Re: Pandemic seems to be leveling off, expert says Originally Posted by Miwila
Yes right....leveling off. That's probably because it was another product of overhyped media fearmongering to begin with. People who don't watch tv or use the internet must be the happiest beings on the planet.
It is not the number of cases that is important. It is who is dying that makes this makes this virus more than overhyped fearmongering!
I work in acute care in a magnet hospital. We are frequently having to isolate, and test for swine flu with patients that had no s/s in the ED or other floors, but showing signs after we get them.
What if you were to just think about who was getting sick now as opposed to who got sick, and died from flu in the past few years. Many of the fatal cases that we are seeing currently are in people who had a prior existing condition. But, generally, these are not the people that you would expect to die of seasonal flu because they are not elderly, or infants. As you may recall, it is the elderly or the very young that are most at risk with seasonal flu.
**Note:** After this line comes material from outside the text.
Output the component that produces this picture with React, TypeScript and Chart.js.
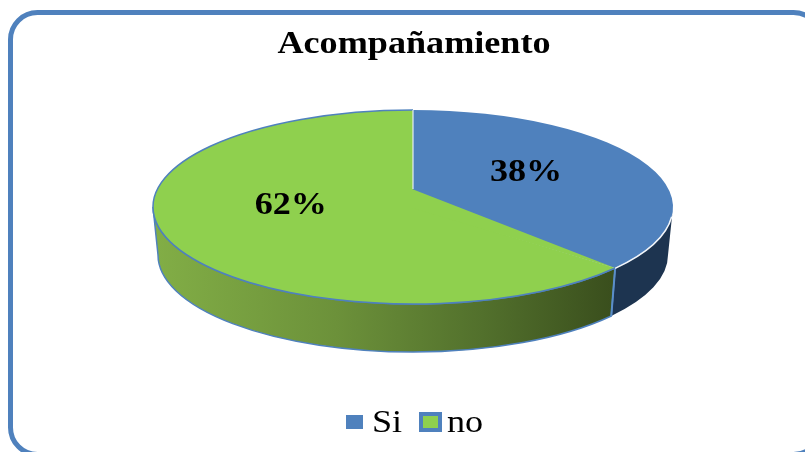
import React, { useEffect, useRef } from "react";
import { Chart, registerables } from "chart.js";

Chart.register(...registerables);

const categories = ["Si", "no"];
const seriesValues = [38, 62];
const topColors = ["#4f81bd", "#8fd04e"];
const legendBoxBorders = [0, 4];
const titleText = "Acompañamiento";

const FRAME = "#4f81bd";
const CX = 413;
const CY = 207;
const APEX_Y = 189;
const RX = 260;
const RY = 97;
const BOTTOM_RX = 255;
const DEPTH = 48;
const PERSPECTIVE = 0.137;
const STRETCH = 1.13;
const SERIF = "'Liberation Serif', serif";

const project = (a: number) => {
  const th = a + Math.PI / 2;
  return th + PERSPECTIVE * Math.sin(2 * th) - Math.PI / 2;
};

const stretchedText = (ctx: any, text: string, x: number, y: number, sx: number) => {
  ctx.save();
  ctx.translate(x, y);
  ctx.scale(sx, 1);
  ctx.fillText(text, 0, 0);
  ctx.restore();
};

const pie3d = {
  id: "pie3d",
  afterLayout(chart: any) {
    const block = chart.titleBlock;
    if (block && !block.__wide) {
      block.__wide = true;
      const draw = block.draw.bind(block);
      block.draw = () => {
        const { ctx } = chart;
        const mid = 414;
        ctx.save();
        ctx.translate(mid, 0);
        ctx.scale(STRETCH, 1);
        ctx.translate(-(block.left + block.right) / 2, 0);
        draw();
        ctx.restore();
      };
    }
  },
  afterDatasetsUpdate(chart: any) {
    chart.getDatasetMeta(0).data.forEach((arc: any) => {
      const s = project(arc.startAngle);
      const e = project(arc.endAngle);
      arc.startAngle = s;
      arc.endAngle = e;
      arc.circumference = e - s;
    });
  },
  beforeDraw(chart: any) {
    const { ctx } = chart;
    ctx.save();
    ctx.fillStyle = "#ffffff";
    ctx.fillRect(0, 0, 805, 452);
    ctx.strokeStyle = FRAME;
    ctx.lineWidth = 5;
    ctx.beginPath();
    ctx.roundRect(10.5, 12.5, 810, 442, 27);
    ctx.stroke();
    ctx.restore();
  },
  beforeDatasetsDraw(chart: any) {
    const { ctx } = chart;
    const arcs = chart.getDatasetMeta(0).data;
    ctx.save();
    arcs.forEach((arc: any, i: number) => {
      const ranges = [
        [arc.startAngle, arc.endAngle],
        [arc.startAngle + 2 * Math.PI, arc.endAngle + 2 * Math.PI],
      ];
      ranges.forEach(([r0, r1]) => {
        const a = Math.max(r0, 0);
        const b = Math.min(r1, Math.PI);
        if (b <= a) return;
        ctx.beginPath();
        ctx.ellipse(CX, CY, RX, RY, 0, a, b);
        ctx.ellipse(CX, CY + DEPTH, BOTTOM_RX, RY, 0, b, a, true);
        ctx.closePath();
        if (i === 0) {
          ctx.fillStyle = "#1d3450";
        } else {
          const g = ctx.createLinearGradient(CX - RX, 0, CX + 198, 0);
          g.addColorStop(0, "#82ae46");
          g.addColorStop(0.4, "#6c913a");
          g.addColorStop(0.72, "#52702c");
          g.addColorStop(1, "#3a4f1d");
          ctx.fillStyle = g;
        }
        ctx.fill();
        if (i === 1) {
          ctx.strokeStyle = FRAME;
          ctx.lineWidth = 1.5;
          ctx.stroke();
        }
      });
    });
    const edge = arcs[0].endAngle;
    ctx.strokeStyle = "#5b8ec9";
    ctx.lineWidth = 2;
    ctx.beginPath();
    ctx.moveTo(CX + RX * Math.cos(edge), CY + RY * Math.sin(edge));
    ctx.lineTo(CX + BOTTOM_RX * Math.cos(edge), CY + DEPTH + RY * Math.sin(edge));
    ctx.stroke();
    ctx.restore();
    const first = arcs[0];
    ctx.save();
    ctx.translate(CX, CY);
    ctx.scale(RX / first.outerRadius, RY / first.outerRadius);
    ctx.translate(-first.x, -first.y);
  },
  afterDatasetsDraw(chart: any) {
    const { ctx } = chart;
    ctx.restore();
    const arcs = chart.getDatasetMeta(0).data;
    ctx.save();
    const green = arcs[1];
    const edge = arcs[0].endAngle;
    const edgeX = CX + RX * Math.cos(edge);
    const edgeY = CY + RY * Math.sin(edge);
    // the slices meet at a perspective apex a little above the ellipse centre
    ctx.fillStyle = topColors[1];
    ctx.beginPath();
    ctx.moveTo(CX - 1, APEX_Y);
    ctx.lineTo(edgeX, edgeY);
    ctx.lineTo(CX - 1, CY + 1);
    ctx.closePath();
    ctx.fill();
    ctx.strokeStyle = FRAME;
    ctx.lineWidth = 1.5;
    ctx.beginPath();
    ctx.ellipse(CX, CY, RX, RY, 0, green.startAngle, green.endAngle);
    ctx.stroke();
    ctx.strokeStyle = "#f2f6fb";
    ctx.beginPath();
    ctx.ellipse(CX, CY, RX, RY + 0.5, 0, 0.1, edge);
    ctx.stroke();
    ctx.strokeStyle = "#e4edf4";
    ctx.lineWidth = 1.2;
    ctx.beginPath();
    ctx.moveTo(CX, CY - RY);
    ctx.lineTo(CX, APEX_Y);
    ctx.stroke();

    ctx.fillStyle = "#000000";
    ctx.font = "bold 32px " + SERIF;
    ctx.textAlign = "center";
    ctx.textBaseline = "middle";
    const total = seriesValues.reduce((s, v) => s + v, 0);
    const spots = [
      [0.435, -0.35],
      [-0.47, -0.01],
    ];
    seriesValues.forEach((v, i) => {
      stretchedText(
        ctx,
        Math.round((v / total) * 100) + "%",
        CX + RX * spots[i][0],
        CY + RY * spots[i][1],
        STRETCH
      );
    });

    ctx.font = "32px " + SERIF;
    ctx.textAlign = "left";
    ctx.textBaseline = "alphabetic";
    const boxes = [
      [346, 415, 17, 14],
      [421, 414, 19, 16],
    ];
    const textX = [372, 447];
    categories.forEach((c, i) => {
      const [x, y, w, h] = boxes[i];
      ctx.fillStyle = topColors[i];
      ctx.fillRect(x, y, w, h);
      if (legendBoxBorders[i] > 0) {
        ctx.strokeStyle = FRAME;
        ctx.lineWidth = legendBoxBorders[i];
        ctx.strokeRect(x, y, w, h);
      }
      ctx.fillStyle = "#000000";
      stretchedText(ctx, c, textX[i], 432, STRETCH);
    });
    ctx.restore();
  },
};

export default function App() {
  const ref = useRef<HTMLCanvasElement | null>(null);
  useEffect(() => {
    const chart = new Chart(ref.current as HTMLCanvasElement, {
      type: "pie",
      data: {
        labels: categories,
        datasets: [
          {
            data: seriesValues,
            backgroundColor: topColors,
            borderWidth: 0,
            radius: RX,
            clip: false,
          } as any,
        ],
      },
      options: {
        responsive: false,
        animation: false,
        events: [],
        plugins: {
          tooltip: { enabled: false },
          legend: { display: false },
          title: {
            display: true,
            text: titleText,
            color: "#000000",
            font: { family: SERIF, size: 32, weight: "bold" },
            padding: { top: 26, bottom: 6 },
          },
        },
      },
      plugins: [pie3d],
    } as any);
    return () => chart.destroy();
  }, []);
  return (
    <div style={{ position: "absolute", left: 0, top: 0, width: 805, height: 452, overflow: "hidden" }}>
      <canvas ref={ref} width={805} height={452} style={{ display: "block" }} />
    </div>
  );
}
What is really most amazing to me, is that completely healthy pregnant women, kids, teens and young adults are dying of this flu as well without prior health problems. Pregnant women as a group are being hit hard. It just isn't normal to read of case after case of people dying this way in the spring and summer, and now into the fall. You have perhaps noticed these deaths? They appear to be completely random events. The flu may hit more than one family member yet one lives, and another dies. There is no explanation as to why. This is no hype.
http://allnurses.com/nursing-news/nu...ng-400466.html http://allnurses.com/nursing-news/nu...ow-422611.html http://allnurses.com/nursing-news/nu...lu-399332.html
A very important difference between the seasonal flu viruses and swine flu virus lies in the abilty of the swine virus to infect deep lung tissue. You just don't see this as often with seasonal flu. The lungs of some of these cases are so damaged, that ordinary vents can't oxgenate them. ECMO had to be used as a last ditch effort if it is available, and they qualify for it.
http://allnurses.com/nursing-news/nu...we-410682.html http://chealth.canoe.ca/channel_heal...&relation_id=0 Originally Posted by chealth.canoe.ca Earlier studies conducted in tissue culture and in ferrets - the best animal model for human flu - found the new virus is drawn to tissue found deep in the lung. That's a penchant it shares with H5N1. Seasonal flu viruses attack the upper airways.
http://www.digitaljournal.com/article/279039 Originally Posted by www.digitaljournal.com ...the swine flu actively attaches to receptors in deep lung cells in addition to the receptors of cells in the nose and throat. This deep lung attachment activity is something that the more ordinary seasonal flu variants cannot do.
The findings support the more dangerous nature of the H1N1 virus in that it simply can attach to more cells, giving it greater variability and impact across more cell tissue.
We lost a patient well known to us recently. We had just discharged her two days prior to her admission to ICU where she died despite all interventions.
A young mother died at our hospital. She had to have an emergency C-secton. They put her on ECMO as a last resort to try and save her, but they failed. We have a child on ECMO right now. It takes two nurses to one patient to care for someone on ECMO. It is a hugh financial expense for someone that only has a 50/50 chance of surivival.
I don't always know what is going on in the rest of the hospital, but I do know that pandemics last a long time.
They last until there are no more susceptible hosts. We are now into the 8th month of this pandemic. Typically, they wax and wane
in waves of infection. We are only in the 2d wave. It is just November. What do you think is going to happen when it gets colder in the northern states? Generally flu
likes it cold although this virus has been continually killing people since April right thru
the summer as well, and is still around. I am in Florida like you but in the south
central area. I think that we are getting a respite in our area at least for now
although I am still hearing of deaths, and have colleagues whose twenty something
kids were very, very ill. Many staff on my unit have been on Tamiflu, and one lost a friend of his from this virus. That is my reality.
If you have not had to deal with this professionally or known some of the sick, then you have been lucky.